Film

Lazer Team, directed by Matt Hullum (January 27)
The first feature from Austin production company Rooster Teeth, best known for its wildly popular web series Red vs. Blue, is a shambling and reasonably funny goof on alien-invasion movies. Set in “Milford, Texas,” Lazer Team offers, among other spot-on caricatures, a high-ranking Pentagon official who says things like “We’ve got a planet to save. And more importantly, a nation.”

Theater

All the Way (The Alley, January 29–February 21)
Two years after its Broadway debut, Robert Schenkkan’s retelling of Lyndon Johnson’s fight to pass the Civil Rights Act of 1964 arrives in Houston, minus Bryan Cranston.
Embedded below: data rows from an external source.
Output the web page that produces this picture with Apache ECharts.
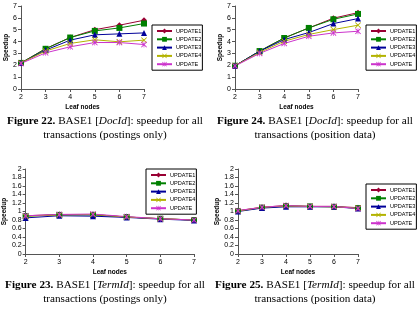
<!DOCTYPE html>
<html>
<head>
<meta charset="utf-8">
<script src="https://cdn.jsdelivr.net/npm/echarts@6/dist/echarts.min.js"></script>
<style>
  html, body { margin: 0; padding: 0; background: #fff; }
  #chart { width: 418px; height: 326px; }
</style>
</head>
<body>
<div id="chart"></div>
<script>
// leaf node counts on the x axis
const leafNodes = ["2", "3", "4", "5", "6", "7"];
const seriesNames = ["UPDATE1", "UPDATE2", "UPDATE3", "UPDATE4", "UPDATE"];

// Figure 22: DocId, postings only (rows follow seriesNames)
const fig22 = [
  [2.2, 3.4, 4.34, 5.0, 5.38, 5.8],
  [2.2, 3.39, 4.34, 4.9, 5.15, 5.52],
  [2.2, 3.28, 4.12, 4.57, 4.65, 4.73],
  [2.2, 3.2, 3.84, 4.15, 3.98, 4.12],
  [2.15, 3.05, 3.56, 3.92, 3.92, 3.75]
];
// Figure 24: DocId, position data
const fig24 = [
  [1.96, 3.2, 4.3, 5.15, 5.97, 6.44],
  [1.96, 3.2, 4.3, 5.15, 5.88, 6.33],
  [1.96, 3.18, 4.17, 4.76, 5.52, 5.94],
  [1.96, 3.08, 4.03, 4.6, 5.01, 5.38],
  [1.94, 3.0, 3.84, 4.45, 4.73, 4.87]
];
// Figure 23: TermId, postings only
const fig23 = [
  [0.90, 0.93, 0.93, 0.87, 0.83, 0.80],
  [0.89, 0.92, 0.92, 0.87, 0.83, 0.80],
  [0.85, 0.90, 0.89, 0.86, 0.82, 0.79],
  [0.89, 0.92, 0.93, 0.87, 0.83, 0.80],
  [0.90, 0.93, 0.94, 0.88, 0.83, 0.80]
];
// Figure 25: TermId, position data
const fig25 = [
  [1.02, 1.10, 1.14, 1.12, 1.12, 1.09],
  [1.01, 1.09, 1.13, 1.12, 1.11, 1.08],
  [1.00, 1.08, 1.11, 1.11, 1.11, 1.07],
  [1.01, 1.10, 1.13, 1.12, 1.11, 1.08],
  [1.02, 1.10, 1.14, 1.12, 1.12, 1.07]
];

const captions = [
  ["22", "DocId", "postings only"],
  ["24", "DocId", "position data"],
  ["23", "TermId", "postings only"],
  ["25", "TermId", "position data"]
];

const colors = ["#990033", "#008000", "#000099", "#b3b300", "#cc33cc"];
const xMark = "path://M0,1L1,0L5,4L9,0L10,1L6,5L10,9L9,10L5,6L1,10L0,9L4,5Z";
const starMark = "path://M0,1L1,0L4.5,3.5L4.5,0L5.5,0L5.5,3.5L9,0L10,1L6,5L10,9L9,10L5.5,6.5L5.5,10L4.5,10L4.5,6.5L1,10L0,9L4,5Z";
const symbols = ["diamond", "rect", "triangle", xMark, starMark];

const panels = [
  { data: fig22, grid: { left: 21, top: 6, width: 123, height: 83 }, yMax: 7, yStep: 1, nameGap: 8, legend: { left: 152, top: 25 } },
  { data: fig24, grid: { left: 235, top: 6, width: 123, height: 83 }, yMax: 7, yStep: 1, nameGap: 10.5, legend: { left: 366, top: 25 } },
  { data: fig23, grid: { left: 24, top: 169, width: 170, height: 85 }, yMax: 2, yStep: 0.2, nameGap: 13, legend: { left: 146, top: 169 } },
  { data: fig25, grid: { left: 238, top: 169, width: 120, height: 85 }, yMax: 2, yStep: 0.2, nameGap: 13, legend: { left: 366, top: 184 } }
];

const axisFont = { fontFamily: "Arial, 'Liberation Sans'", fontSize: 7, color: "#000" };
const serif = "'Liberation Serif', 'Times New Roman', serif";
const capSize = 11.2;

const chart = echarts.init(document.getElementById("chart"), null, { renderer: "canvas" });

const grid = [], xAxis = [], yAxis = [], series = [], legend = [];
panels.forEach((p, i) => {
  grid.push(Object.assign({ containLabel: false }, p.grid));
  xAxis.push({
    gridIndex: i,
    type: "category",
    data: leafNodes,
    boundaryGap: false,
    name: "Leaf nodes",
    nameLocation: "middle",
    nameGap: 15,
    nameTextStyle: Object.assign({}, axisFont, { fontSize: 6.5, fontWeight: "bold" }),
    axisLine: { lineStyle: { color: "#555", width: 1 } },
    axisTick: { show: true, length: 3, alignWithLabel: true, lineStyle: { color: "#555" } },
    axisLabel: Object.assign({ margin: 5 }, axisFont),
    splitLine: { show: false }
  });
  yAxis.push({
    gridIndex: i,
    type: "value",
    min: 0,
    max: p.yMax,
    interval: p.yStep,
    name: "Speedup",
    nameLocation: "middle",
    nameGap: p.nameGap,
    nameTextStyle: Object.assign({}, axisFont, { fontSize: 6.5, fontWeight: "bold" }),
    axisLine: { show: true, lineStyle: { color: "#555", width: 1 } },
    axisTick: { show: true, length: 3, lineStyle: { color: "#555" } },
    axisLabel: Object.assign({ margin: 4 }, axisFont),
    splitLine: { show: false }
  });
  p.data.forEach((vals, k) => {
    series.push({
      name: seriesNames[k],
      type: "line",
      xAxisIndex: i,
      yAxisIndex: i,
      data: vals,
      symbol: symbols[k],
      symbolSize: 6,
      showAllSymbol: true,
      lineStyle: { color: colors[k], width: 1 },
      itemStyle: { color: colors[k] },
      emphasis: { disabled: true },
      animation: false
    });
  });
  legend.push({
    left: p.legend.left,
    top: p.legend.top,
    orient: "vertical",
    data: seriesNames,
    itemWidth: 15,
    itemHeight: 6,
    itemGap: 2.3,
    padding: [3, 1, 3, 4],
    borderColor: "#000",
    borderWidth: 1,
    backgroundColor: "#fff",
    selectedMode: false,
    textStyle: { fontFamily: "Arial, 'Liberation Sans'", fontSize: 5.6, color: "#000", padding: [0, 0, 0, -1] }
  });
});

const captionPos = [[105, 116], [315, 116], [105, 280], [315, 280]];
const graphic = [];
captions.forEach((c, i) => {
  const [x, y] = captionPos[i];
  graphic.push({
    type: "text",
    x: x, y: y,
    style: {
      text: "{b|Figure " + c[0] + ".} BASE1 [{i|" + c[1] + "}]: speedup for all",
      rich: {
        b: { fontFamily: serif, fontSize: capSize, fontWeight: "bold", fill: "#000" },
        i: { fontFamily: serif, fontSize: capSize, fontStyle: "italic", fill: "#000" }
      },
      font: capSize + "px " + serif,
      fill: "#000",
      textAlign: "center"
    }
  });
  graphic.push({
    type: "text",
    x: x, y: y + 14,
    style: {
      text: "transactions (" + c[2] + ")",
      font: capSize + "px " + serif,
      fill: "#000",
      textAlign: "center"
    }
  });
});

chart.setOption({
  animation: false,
  grid, xAxis, yAxis, series, legend, graphic
});
</script>
</body>
</html>
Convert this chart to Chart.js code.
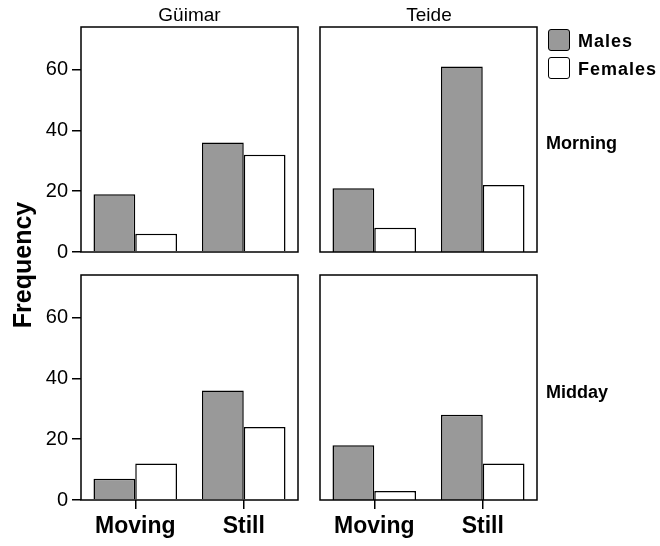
<!DOCTYPE html>
<html>
<head>
<meta charset="utf-8">
<script src="https://cdn.jsdelivr.net/npm/chart.js@4.4.1/dist/chart.umd.min.js"></script>
<style>
  body { margin: 0; background: #fff; }
  #page { position: relative; width: 660px; height: 546px; font-family: "Liberation Sans", Arial, sans-serif; color: #000; }
  canvas { position: absolute; }
  .txt { position: absolute; white-space: nowrap; }
  .key { position: absolute; width: 20px; height: 20px; border: 1.5px solid #000; border-radius: 3px; }
</style>
</head>
<body>
<div id="page"></div>
<script>
const categories = ["Moving", "Still"];
const sites = ["Güimar", "Teide"];
const periods = ["Morning", "Midday"];
const seriesNames = ["Males", "Females"];
const seriesColors = ["#999999", "#ffffff"];

// Frequency values
const malesMorningGuimar = [19, 36];
const femalesMorningGuimar = [6, 32];
const malesMorningTeide = [21, 61];
const femalesMorningTeide = [8, 22];
const malesMiddayGuimar = [7, 36];
const femalesMiddayGuimar = [12, 24];
const malesMiddayTeide = [18, 28];
const femalesMiddayTeide = [3, 12];

const yTicks = [0, 20, 40, 60];
const yMax = 74;

const FONT = '"Liberation Sans", Arial, sans-serif';
const page = document.getElementById("page");

// box round the plot area
const boxPlugin = {
  id: "box",
  afterDatasetsDraw(chart) {
    const a = chart.chartArea;
    const ctx = chart.ctx;
    ctx.save();
    ctx.strokeStyle = "#000";
    ctx.lineWidth = 1.5;
    ctx.strokeRect(a.left, a.top, a.right - a.left, a.bottom - a.top);
    ctx.restore();
  },
};

function addText(text, left, top, css) {
  const d = document.createElement("div");
  d.className = "txt";
  d.textContent = text;
  d.style.left = left + "px";
  d.style.top = top + "px";
  Object.assign(d.style, css || {});
  page.appendChild(d);
  return d;
}

function makePanel(boxLeft, boxTop, showY, showX, males, females) {
  const xh = showX ? 50 : 16; // room under the box
  const canvas = document.createElement("canvas");
  canvas.width = 308;
  canvas.height = 27 + 225 + xh;
  canvas.style.left = boxLeft - 81 + "px";
  canvas.style.top = boxTop - 27 + "px";
  page.appendChild(canvas);

  new Chart(canvas.getContext("2d"), {
    type: "bar",
    data: {
      labels: categories,
      datasets: [
        { label: seriesNames[0], data: males, backgroundColor: seriesColors[0], borderColor: "#000", borderWidth: 1.5 },
        { label: seriesNames[1], data: females, backgroundColor: seriesColors[1], borderColor: "#000", borderWidth: 1.5 },
      ],
    },
    options: {
      responsive: false,
      animation: false,
      events: [],
      layout: { padding: { left: 0, top: 27, right: 10, bottom: 0 } },
      datasets: { bar: { categoryPercentage: 0.77, barPercentage: 1 } },
      plugins: { legend: { display: false }, tooltip: { enabled: false } },
      scales: {
        x: {
          grid: { display: showX, drawOnChartArea: false, drawTicks: true, tickLength: 9, offset: false, color: "#000", lineWidth: 1.5 },
          border: { display: false },
          ticks: { display: showX, color: "#000", padding: 4, maxRotation: 0, font: { family: FONT, size: 23, weight: "bold" } },
          afterFit: (s) => { s.height = xh; },
        },
        y: {
          min: 0,
          max: yMax,
          afterBuildTicks: (s) => { s.ticks = yTicks.map((v) => ({ value: v })); },
          grid: { display: showY, drawOnChartArea: false, drawTicks: true, tickLength: 9, color: "#000", lineWidth: 1.5 },
          border: { display: false },
          ticks: { display: showY, color: "#000", padding: 4, font: { family: FONT, size: 20 } },
          afterFit: (s) => { s.width = 81; },
        },
      },
    },
    plugins: [boxPlugin],
  });
}

makePanel(81, 27, true, false, malesMorningGuimar, femalesMorningGuimar);
makePanel(320, 27, false, false, malesMorningTeide, femalesMorningTeide);
makePanel(81, 275, true, true, malesMiddayGuimar, femalesMiddayGuimar);
makePanel(320, 275, false, true, malesMiddayTeide, femalesMiddayTeide);

// column titles
addText(sites[0], 81, 3, { width: "217px", textAlign: "center", fontSize: "19px", lineHeight: "24px" });
addText(sites[1], 320, 3, { width: "218px", textAlign: "center", fontSize: "19px", lineHeight: "24px" });

// row titles
addText(periods[0], 546, 133, { fontSize: "18px", fontWeight: "bold", lineHeight: "20px" });
addText(periods[1], 546, 382, { fontSize: "18px", fontWeight: "bold", lineHeight: "20px" });

// y title
addText("Frequency", 22 - 100, 265 - 15, {
  width: "200px", height: "30px", lineHeight: "30px", textAlign: "center",
  fontSize: "25px", fontWeight: "bold", transform: "rotate(-90deg)",
});

// legend
seriesNames.forEach((name, i) => {
  const k = document.createElement("div");
  k.className = "key";
  k.style.left = "548px";
  k.style.top = 29 + i * 28 + "px";
  k.style.background = seriesColors[i];
  page.appendChild(k);
  addText(name, 578, 30 + i * 28, { fontSize: "18px", fontWeight: "bold", lineHeight: "22px", letterSpacing: "1px" });
});
</script>
</body>
</html>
All the Way won a Tony for best play; now the Alley (and, next month, the Dallas Theater Center) gives LBJ’s fellow Texans the chance to weigh in on whether all those New Yorkers knew what they were talking about.

Books

South of Nowhere, Minerva Koenig (Minotaur, February 2)
In the second mystery featuring Julia Kalas, a woman with a criminal past who has been relocated to small-town Central Texas by the federal witness-protection program, Austin architect turned author Koenig moves most of the action to the border region, where her gruff but likable antiheroine gets caught up in the drug war—and revisits some ghosts from her old life.

Music

Moonlight Is Sunlight, P. T. Banks (self-released, February 5)
Five years after his last, somewhat rootsy album, Austin’s Paul Banks returns with a record that suggests he spent the intervening half-decade woodshedding: his tenor has grown stronger, almost unearthly, and at moments it takes on a life of its own, leading his melodies and baroque arrangements far from his folk leanings and into a realm he wouldn’t have dreamed of back in 2011.

Books

Walking the Llano: A Texas Memoir of Place, Shelley Armitage (University of Oklahoma, February 15)
Some years back, this UT–El Paso professor emerita returned to her native Panhandle and walked thirty miles from her family’s farm to the Canadian River, taking note of what she saw along the way. The result—think William Least Heat-Moon on the Llano Estacado—is an erudite rumination on family and geological history.

Music

Southern Comfort, Matthew Hartnett (self-released, February 19)
On the cover of his debut album, this Louisiana-born, Houston-raised jazz-funk trombonist plays up his Bayou State heritage. But the Bayou City, too, leaves its mark, on songs like “Thursday Night,” which was inspired by Houston’s semi-official church rehearsal night, and “Da Crib,” which brings “chopped and screwed”-style hip-hop into the jazz fold.